*What you need to do*:
Leaving out all pictures, copy exactly the lines from the one containing "Emit a Python" down to the one containing "import plotly.graph_objects as go", both of them included.

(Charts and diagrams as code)
::::::
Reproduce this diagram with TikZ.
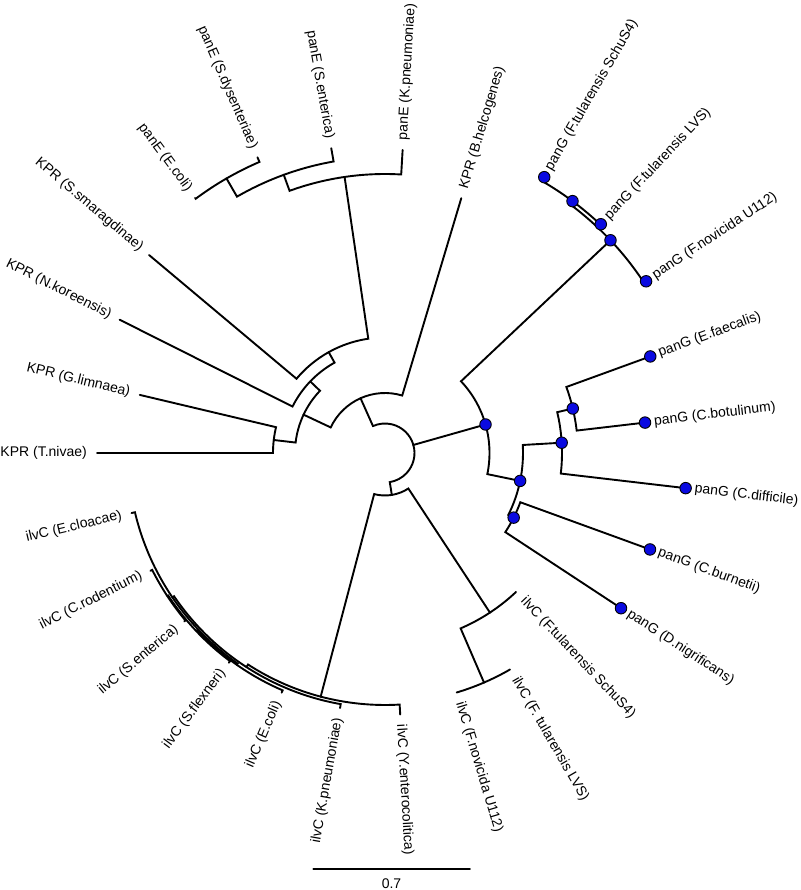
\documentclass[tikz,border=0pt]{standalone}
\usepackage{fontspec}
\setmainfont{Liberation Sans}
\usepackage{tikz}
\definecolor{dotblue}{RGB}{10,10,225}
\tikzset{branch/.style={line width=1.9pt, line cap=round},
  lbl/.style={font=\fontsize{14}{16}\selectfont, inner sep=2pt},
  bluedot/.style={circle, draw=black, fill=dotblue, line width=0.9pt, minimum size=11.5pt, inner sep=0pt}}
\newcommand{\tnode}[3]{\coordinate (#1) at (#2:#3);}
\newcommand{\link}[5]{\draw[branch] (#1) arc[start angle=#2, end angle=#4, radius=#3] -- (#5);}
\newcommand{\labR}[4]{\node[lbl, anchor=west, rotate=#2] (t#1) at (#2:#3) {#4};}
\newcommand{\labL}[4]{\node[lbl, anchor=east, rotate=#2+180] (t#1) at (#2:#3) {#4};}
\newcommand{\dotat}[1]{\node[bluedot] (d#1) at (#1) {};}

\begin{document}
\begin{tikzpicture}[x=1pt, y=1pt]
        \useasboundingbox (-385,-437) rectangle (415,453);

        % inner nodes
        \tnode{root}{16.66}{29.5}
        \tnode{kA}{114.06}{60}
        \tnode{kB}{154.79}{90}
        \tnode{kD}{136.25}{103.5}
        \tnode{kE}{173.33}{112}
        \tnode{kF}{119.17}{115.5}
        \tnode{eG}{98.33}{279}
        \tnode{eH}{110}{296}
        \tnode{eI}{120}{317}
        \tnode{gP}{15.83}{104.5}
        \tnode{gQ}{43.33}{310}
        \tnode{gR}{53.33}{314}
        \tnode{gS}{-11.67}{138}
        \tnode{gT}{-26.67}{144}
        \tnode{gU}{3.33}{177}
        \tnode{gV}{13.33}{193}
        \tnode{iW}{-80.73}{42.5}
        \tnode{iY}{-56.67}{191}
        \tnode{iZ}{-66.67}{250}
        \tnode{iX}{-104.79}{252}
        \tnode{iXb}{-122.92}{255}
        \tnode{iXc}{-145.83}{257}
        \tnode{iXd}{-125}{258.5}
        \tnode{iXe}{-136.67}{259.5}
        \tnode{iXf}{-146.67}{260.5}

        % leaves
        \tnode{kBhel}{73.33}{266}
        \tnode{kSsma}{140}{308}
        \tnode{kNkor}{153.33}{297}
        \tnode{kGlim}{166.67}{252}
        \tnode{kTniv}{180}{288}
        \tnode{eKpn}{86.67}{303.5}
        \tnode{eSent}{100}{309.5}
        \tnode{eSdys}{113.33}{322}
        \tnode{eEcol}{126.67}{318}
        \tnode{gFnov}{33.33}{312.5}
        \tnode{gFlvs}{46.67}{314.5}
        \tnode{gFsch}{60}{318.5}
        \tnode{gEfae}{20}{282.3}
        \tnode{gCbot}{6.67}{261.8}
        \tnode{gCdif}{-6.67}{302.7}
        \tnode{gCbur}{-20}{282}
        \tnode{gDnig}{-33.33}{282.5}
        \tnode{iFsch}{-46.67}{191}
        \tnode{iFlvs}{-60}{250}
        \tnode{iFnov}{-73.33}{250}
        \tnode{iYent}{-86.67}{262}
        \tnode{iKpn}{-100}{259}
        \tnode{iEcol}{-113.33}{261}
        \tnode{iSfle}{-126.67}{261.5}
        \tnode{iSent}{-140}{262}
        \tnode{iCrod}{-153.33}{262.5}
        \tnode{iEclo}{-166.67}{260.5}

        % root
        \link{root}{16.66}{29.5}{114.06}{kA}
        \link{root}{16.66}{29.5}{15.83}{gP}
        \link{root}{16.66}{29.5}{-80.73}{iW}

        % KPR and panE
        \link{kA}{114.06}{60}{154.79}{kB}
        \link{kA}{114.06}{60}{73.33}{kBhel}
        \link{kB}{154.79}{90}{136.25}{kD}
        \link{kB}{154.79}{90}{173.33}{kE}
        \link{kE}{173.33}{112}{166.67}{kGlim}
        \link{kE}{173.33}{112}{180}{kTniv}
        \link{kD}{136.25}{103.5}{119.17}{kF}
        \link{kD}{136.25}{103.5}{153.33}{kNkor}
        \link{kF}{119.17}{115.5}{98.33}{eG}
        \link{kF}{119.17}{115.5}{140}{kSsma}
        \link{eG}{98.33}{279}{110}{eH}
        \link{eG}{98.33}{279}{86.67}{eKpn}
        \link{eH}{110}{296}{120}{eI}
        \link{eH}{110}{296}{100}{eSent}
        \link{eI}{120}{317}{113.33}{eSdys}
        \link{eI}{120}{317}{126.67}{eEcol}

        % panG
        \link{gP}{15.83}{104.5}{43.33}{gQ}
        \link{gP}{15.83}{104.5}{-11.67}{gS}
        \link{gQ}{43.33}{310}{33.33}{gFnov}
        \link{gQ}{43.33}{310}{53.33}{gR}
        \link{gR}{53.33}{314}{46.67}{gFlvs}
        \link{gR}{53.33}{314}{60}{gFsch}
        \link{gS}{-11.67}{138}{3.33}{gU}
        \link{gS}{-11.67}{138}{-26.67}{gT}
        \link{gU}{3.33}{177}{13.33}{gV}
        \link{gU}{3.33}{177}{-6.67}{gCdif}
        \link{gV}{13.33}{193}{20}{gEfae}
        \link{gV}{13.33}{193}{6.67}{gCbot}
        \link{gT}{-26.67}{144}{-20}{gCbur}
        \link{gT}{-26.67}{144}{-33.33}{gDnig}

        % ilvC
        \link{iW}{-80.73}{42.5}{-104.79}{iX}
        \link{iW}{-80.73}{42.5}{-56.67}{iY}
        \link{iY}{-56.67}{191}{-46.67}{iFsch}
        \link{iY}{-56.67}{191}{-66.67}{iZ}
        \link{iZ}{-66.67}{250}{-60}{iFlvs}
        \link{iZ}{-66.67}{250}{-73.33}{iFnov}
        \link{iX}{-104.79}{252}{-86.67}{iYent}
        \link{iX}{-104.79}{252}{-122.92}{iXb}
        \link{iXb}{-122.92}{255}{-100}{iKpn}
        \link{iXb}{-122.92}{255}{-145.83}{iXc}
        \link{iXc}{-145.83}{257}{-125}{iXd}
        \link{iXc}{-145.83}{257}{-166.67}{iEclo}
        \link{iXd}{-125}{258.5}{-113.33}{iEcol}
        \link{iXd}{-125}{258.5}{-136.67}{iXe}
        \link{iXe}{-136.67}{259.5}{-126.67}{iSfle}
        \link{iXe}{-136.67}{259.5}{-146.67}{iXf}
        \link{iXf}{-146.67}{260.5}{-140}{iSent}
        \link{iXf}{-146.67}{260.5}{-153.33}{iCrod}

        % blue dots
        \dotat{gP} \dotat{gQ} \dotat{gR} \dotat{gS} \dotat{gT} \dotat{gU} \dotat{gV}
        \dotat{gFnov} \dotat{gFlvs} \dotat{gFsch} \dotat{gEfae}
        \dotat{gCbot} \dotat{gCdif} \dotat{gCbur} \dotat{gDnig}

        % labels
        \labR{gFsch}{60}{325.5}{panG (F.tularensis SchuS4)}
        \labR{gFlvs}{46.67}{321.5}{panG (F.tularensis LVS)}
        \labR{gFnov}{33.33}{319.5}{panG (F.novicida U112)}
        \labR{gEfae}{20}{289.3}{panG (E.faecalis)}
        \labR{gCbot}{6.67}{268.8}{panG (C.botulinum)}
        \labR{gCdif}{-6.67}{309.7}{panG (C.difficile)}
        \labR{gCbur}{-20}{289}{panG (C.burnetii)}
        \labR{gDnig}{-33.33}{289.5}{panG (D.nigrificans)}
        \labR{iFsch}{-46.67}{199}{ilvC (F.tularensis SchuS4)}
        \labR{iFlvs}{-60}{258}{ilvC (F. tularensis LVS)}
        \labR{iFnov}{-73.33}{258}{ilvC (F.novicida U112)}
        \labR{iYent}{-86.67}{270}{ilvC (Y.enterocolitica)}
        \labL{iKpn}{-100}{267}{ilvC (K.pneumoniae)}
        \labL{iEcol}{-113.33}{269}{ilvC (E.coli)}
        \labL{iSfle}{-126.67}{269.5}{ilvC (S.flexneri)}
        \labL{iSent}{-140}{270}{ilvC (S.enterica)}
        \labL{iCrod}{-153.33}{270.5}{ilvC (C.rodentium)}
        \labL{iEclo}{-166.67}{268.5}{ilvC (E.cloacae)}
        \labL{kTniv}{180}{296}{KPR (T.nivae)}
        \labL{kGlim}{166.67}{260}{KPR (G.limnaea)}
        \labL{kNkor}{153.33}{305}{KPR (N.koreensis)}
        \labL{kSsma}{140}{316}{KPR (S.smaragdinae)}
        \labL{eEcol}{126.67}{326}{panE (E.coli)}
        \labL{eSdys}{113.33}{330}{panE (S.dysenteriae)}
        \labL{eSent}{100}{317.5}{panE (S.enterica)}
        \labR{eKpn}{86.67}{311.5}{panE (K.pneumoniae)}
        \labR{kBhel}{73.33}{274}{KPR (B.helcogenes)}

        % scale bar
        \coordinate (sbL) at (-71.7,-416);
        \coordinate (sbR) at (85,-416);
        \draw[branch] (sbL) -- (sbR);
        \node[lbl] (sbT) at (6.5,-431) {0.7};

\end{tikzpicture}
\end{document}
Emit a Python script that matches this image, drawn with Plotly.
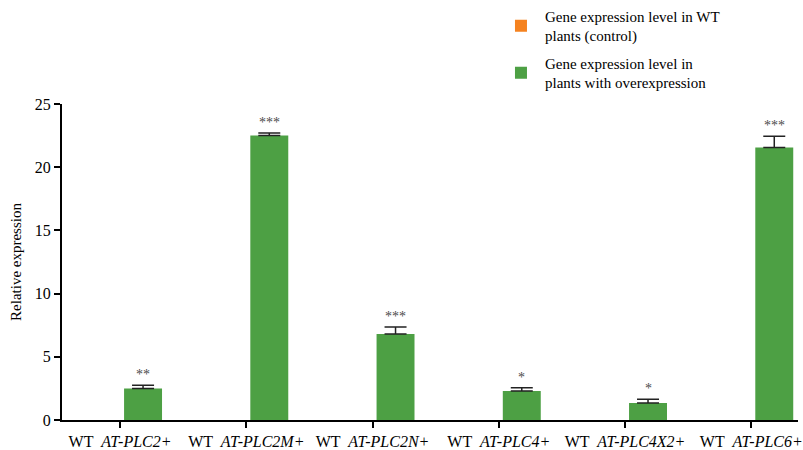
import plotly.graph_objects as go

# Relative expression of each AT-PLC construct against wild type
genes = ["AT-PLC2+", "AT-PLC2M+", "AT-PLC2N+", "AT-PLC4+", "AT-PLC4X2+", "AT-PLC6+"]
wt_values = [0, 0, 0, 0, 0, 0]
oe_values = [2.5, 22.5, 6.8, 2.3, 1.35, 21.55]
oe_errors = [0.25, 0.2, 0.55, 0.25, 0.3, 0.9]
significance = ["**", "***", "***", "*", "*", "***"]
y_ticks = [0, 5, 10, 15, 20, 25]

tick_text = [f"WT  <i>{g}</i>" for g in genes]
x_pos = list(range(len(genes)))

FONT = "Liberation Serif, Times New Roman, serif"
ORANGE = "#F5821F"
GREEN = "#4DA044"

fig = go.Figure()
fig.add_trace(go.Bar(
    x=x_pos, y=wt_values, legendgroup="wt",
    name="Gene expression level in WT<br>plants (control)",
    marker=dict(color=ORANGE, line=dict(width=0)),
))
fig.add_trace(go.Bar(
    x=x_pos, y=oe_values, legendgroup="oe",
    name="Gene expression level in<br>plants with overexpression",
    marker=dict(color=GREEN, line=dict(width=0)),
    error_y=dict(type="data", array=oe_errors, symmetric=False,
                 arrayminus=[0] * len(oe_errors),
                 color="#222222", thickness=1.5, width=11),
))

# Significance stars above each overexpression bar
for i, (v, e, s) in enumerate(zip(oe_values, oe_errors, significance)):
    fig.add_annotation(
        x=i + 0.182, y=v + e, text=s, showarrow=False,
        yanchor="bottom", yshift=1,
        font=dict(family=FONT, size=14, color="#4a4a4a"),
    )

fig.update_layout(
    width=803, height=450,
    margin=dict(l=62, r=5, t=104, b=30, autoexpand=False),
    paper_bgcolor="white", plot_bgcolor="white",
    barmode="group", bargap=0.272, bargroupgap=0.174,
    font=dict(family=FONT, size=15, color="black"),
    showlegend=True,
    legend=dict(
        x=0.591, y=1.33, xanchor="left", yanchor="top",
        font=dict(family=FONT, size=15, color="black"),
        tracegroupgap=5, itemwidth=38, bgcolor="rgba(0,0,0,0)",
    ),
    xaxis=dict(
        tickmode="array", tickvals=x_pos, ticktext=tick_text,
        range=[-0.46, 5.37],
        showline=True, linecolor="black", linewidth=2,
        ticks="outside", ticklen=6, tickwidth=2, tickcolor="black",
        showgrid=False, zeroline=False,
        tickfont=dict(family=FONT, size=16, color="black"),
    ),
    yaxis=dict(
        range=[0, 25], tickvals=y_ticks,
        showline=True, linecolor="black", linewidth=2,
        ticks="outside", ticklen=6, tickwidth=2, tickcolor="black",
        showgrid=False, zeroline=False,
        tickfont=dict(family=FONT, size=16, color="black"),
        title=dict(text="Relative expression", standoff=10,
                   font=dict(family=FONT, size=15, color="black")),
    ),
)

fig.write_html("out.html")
::::::
*Answer to this exercise*:
Emit a Python script that matches this image, drawn with Plotly.
import plotly.graph_objects as go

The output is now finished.